- TO BE DONE -
Identify each line holding the string "with" and copy it.

═════ DATASET CONTENT ═════

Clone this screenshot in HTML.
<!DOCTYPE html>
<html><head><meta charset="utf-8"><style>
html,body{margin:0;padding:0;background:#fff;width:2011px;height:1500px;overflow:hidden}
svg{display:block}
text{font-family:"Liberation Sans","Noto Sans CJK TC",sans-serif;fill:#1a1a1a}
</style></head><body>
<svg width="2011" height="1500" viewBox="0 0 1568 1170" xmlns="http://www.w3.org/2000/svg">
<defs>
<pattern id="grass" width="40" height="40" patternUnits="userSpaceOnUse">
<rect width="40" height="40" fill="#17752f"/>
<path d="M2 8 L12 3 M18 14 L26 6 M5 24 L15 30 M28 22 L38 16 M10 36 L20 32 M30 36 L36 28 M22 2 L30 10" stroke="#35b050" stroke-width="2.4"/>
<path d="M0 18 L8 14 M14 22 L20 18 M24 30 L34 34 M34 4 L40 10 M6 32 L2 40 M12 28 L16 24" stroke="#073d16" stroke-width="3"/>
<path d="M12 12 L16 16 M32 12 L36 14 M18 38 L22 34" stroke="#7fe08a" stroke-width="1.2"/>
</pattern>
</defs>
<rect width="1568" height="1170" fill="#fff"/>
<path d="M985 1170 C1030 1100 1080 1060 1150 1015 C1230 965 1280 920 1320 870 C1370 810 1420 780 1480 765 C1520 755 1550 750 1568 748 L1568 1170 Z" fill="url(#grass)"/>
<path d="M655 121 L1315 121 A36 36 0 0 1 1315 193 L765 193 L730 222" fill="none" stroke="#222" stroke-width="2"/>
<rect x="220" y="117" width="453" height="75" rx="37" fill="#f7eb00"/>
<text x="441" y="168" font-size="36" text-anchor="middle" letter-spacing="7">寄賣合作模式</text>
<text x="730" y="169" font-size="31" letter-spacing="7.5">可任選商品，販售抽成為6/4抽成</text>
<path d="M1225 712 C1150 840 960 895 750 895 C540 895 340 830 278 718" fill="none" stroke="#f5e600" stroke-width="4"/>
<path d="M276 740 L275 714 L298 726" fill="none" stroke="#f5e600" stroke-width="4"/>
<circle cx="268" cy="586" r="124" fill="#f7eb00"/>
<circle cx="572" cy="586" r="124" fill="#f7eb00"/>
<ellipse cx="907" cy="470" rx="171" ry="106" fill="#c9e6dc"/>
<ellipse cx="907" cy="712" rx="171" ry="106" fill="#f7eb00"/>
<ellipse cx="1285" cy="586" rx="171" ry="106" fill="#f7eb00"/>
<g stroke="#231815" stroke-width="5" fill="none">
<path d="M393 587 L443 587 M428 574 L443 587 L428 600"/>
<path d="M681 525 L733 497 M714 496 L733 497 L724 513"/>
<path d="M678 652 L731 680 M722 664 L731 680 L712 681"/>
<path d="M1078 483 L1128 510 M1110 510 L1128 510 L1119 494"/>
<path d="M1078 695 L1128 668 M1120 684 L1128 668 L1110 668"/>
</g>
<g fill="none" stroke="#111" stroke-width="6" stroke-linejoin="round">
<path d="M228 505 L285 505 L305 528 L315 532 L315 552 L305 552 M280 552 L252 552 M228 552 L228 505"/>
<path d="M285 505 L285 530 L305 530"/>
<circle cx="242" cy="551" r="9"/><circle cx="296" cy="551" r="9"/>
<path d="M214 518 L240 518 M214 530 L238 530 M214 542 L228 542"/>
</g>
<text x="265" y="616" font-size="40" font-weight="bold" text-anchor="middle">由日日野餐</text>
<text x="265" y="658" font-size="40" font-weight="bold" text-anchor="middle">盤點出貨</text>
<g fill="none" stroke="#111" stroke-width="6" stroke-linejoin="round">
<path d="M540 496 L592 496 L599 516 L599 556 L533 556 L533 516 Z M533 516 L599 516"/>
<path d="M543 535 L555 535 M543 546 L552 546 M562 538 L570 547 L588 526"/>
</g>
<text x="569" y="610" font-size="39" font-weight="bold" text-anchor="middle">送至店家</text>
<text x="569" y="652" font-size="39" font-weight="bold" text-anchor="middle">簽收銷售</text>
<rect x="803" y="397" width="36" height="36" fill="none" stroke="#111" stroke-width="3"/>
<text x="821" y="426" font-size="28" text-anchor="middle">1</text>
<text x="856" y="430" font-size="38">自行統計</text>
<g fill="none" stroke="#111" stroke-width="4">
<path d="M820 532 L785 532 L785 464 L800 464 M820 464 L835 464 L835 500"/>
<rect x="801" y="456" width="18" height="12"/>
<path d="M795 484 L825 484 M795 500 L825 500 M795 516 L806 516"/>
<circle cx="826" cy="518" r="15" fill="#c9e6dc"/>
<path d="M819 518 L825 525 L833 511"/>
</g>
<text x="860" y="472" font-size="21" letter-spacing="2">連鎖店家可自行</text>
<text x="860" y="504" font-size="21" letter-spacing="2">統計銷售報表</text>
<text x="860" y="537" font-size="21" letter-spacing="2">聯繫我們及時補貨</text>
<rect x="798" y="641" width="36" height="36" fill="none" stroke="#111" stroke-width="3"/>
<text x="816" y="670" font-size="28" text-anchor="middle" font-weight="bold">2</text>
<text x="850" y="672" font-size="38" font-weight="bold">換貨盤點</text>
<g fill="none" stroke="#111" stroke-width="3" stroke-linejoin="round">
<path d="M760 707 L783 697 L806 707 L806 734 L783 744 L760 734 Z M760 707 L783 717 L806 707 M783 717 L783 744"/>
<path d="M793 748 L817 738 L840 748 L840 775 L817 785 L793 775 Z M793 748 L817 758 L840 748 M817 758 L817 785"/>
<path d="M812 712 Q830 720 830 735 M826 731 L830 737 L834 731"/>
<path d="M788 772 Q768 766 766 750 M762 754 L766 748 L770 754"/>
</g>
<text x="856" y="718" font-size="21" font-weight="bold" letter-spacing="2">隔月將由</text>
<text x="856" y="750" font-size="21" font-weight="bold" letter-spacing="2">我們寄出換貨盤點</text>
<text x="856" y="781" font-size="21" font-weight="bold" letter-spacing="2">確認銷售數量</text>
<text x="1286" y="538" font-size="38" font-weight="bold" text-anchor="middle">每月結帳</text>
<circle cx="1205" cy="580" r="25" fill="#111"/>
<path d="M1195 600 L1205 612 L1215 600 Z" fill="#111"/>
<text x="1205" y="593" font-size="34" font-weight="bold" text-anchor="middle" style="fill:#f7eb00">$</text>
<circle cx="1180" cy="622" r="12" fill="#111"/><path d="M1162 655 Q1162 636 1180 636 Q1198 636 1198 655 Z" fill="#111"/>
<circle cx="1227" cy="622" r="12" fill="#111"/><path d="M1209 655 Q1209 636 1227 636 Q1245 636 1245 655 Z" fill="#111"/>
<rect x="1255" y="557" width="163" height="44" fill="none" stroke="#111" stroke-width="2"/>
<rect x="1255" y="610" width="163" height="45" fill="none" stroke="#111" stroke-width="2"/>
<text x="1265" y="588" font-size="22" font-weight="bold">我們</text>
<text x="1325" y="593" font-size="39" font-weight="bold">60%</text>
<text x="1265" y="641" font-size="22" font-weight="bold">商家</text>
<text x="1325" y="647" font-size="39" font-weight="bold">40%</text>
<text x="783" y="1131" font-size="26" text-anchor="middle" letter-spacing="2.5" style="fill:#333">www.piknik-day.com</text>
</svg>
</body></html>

═════
═════ DATASET CONTENT ═════

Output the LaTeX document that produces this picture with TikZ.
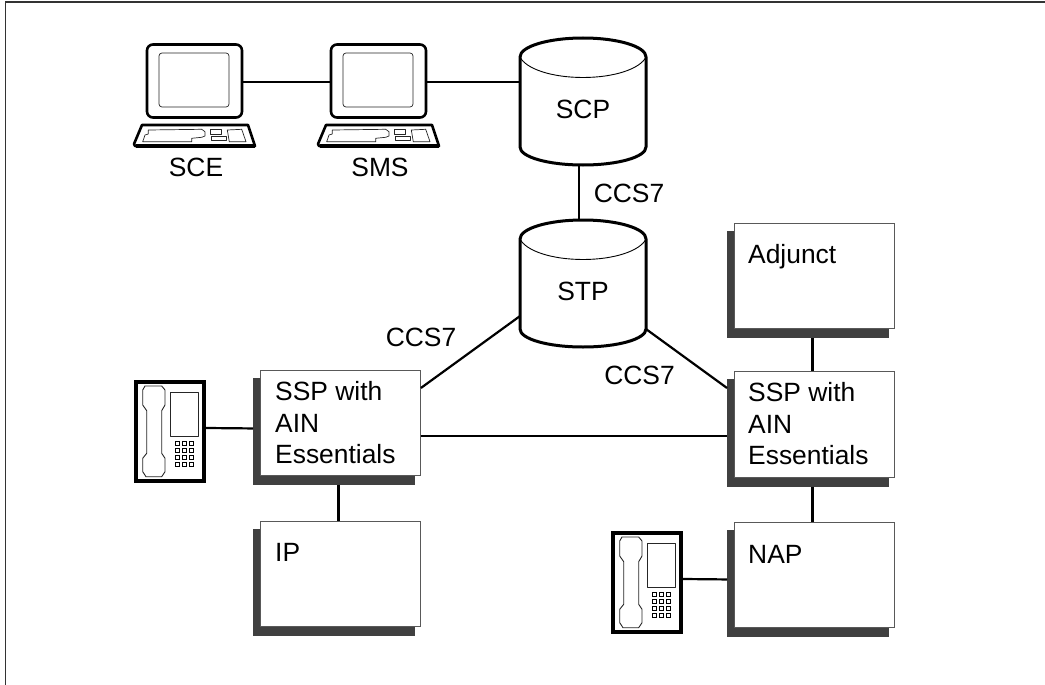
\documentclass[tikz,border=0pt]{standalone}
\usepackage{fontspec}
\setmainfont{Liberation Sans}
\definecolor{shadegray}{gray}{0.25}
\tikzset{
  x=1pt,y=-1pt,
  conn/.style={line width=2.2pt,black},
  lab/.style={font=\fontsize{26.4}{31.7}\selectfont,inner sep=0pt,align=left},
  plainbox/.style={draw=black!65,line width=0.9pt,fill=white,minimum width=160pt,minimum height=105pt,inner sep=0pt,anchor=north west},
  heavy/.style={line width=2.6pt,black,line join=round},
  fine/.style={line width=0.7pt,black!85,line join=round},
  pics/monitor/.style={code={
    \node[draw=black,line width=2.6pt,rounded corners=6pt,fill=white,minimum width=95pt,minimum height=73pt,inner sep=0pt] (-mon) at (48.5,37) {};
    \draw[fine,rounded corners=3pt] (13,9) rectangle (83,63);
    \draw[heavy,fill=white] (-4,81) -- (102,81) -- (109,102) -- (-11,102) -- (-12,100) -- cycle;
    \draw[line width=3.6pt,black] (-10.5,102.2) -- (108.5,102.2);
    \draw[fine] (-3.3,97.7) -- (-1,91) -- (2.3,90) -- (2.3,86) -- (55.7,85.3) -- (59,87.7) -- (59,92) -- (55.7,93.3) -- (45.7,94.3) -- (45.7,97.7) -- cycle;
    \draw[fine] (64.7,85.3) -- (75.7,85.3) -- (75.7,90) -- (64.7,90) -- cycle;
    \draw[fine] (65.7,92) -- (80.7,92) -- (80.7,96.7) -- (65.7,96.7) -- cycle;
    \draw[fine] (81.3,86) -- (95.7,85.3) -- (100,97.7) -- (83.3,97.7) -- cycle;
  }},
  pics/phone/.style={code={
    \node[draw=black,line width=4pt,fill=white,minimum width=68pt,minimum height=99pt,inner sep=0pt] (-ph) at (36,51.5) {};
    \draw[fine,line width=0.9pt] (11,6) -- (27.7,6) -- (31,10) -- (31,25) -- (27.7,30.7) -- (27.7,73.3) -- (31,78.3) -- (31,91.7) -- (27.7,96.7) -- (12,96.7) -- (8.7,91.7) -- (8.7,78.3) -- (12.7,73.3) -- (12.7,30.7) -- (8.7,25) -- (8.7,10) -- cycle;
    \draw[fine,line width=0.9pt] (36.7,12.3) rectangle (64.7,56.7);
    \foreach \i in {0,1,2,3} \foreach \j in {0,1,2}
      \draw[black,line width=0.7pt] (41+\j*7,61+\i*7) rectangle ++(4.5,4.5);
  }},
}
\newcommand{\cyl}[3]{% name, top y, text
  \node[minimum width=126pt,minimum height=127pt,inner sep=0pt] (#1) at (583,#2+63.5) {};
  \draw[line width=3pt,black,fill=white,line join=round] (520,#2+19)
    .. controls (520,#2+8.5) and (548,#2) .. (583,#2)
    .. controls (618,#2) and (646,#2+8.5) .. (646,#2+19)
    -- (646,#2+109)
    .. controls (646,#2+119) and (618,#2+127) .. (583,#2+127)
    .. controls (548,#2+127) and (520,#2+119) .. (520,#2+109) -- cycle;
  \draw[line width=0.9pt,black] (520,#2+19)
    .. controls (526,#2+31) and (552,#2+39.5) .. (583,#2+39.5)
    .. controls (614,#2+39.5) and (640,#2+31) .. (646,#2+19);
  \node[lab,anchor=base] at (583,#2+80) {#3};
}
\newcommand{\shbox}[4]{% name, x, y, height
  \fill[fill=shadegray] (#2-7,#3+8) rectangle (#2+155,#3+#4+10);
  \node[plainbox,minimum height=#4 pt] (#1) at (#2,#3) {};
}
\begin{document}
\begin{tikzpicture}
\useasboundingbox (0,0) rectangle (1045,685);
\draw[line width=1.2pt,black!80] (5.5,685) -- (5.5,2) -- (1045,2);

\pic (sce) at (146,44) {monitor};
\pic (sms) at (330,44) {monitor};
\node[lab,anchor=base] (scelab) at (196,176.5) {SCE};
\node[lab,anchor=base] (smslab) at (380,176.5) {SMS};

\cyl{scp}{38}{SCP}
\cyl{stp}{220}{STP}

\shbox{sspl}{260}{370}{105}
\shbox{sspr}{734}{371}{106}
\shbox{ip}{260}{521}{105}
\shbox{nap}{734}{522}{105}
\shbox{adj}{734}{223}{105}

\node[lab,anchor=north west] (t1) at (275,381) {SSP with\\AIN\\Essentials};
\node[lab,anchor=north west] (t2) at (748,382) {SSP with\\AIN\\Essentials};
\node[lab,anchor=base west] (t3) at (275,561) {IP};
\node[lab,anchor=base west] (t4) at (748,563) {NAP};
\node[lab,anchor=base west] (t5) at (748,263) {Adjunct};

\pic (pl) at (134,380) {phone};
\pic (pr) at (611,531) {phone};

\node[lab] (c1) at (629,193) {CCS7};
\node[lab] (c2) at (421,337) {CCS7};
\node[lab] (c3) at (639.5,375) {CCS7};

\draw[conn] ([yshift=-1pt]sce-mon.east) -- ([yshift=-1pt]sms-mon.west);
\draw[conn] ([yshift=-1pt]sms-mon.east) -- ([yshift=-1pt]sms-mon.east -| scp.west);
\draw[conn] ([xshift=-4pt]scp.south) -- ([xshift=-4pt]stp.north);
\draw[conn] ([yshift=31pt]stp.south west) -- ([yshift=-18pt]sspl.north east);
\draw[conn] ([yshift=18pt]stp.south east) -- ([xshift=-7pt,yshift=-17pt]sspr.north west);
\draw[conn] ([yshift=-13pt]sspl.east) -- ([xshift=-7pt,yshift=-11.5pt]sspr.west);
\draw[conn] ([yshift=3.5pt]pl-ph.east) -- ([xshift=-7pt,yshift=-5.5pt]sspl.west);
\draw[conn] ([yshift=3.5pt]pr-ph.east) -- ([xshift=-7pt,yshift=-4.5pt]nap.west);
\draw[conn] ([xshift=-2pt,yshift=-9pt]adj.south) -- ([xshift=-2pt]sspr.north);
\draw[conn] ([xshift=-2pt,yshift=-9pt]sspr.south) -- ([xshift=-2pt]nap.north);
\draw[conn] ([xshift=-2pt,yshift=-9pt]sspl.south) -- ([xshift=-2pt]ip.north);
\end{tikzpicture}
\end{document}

═════

- RESPONSE -
Output the LaTeX document that produces this picture with TikZ.
\node[lab,anchor=north west] (t1) at (275,381) {SSP with\\AIN\\Essentials};
\node[lab,anchor=north west] (t2) at (748,382) {SSP with\\AIN\\Essentials};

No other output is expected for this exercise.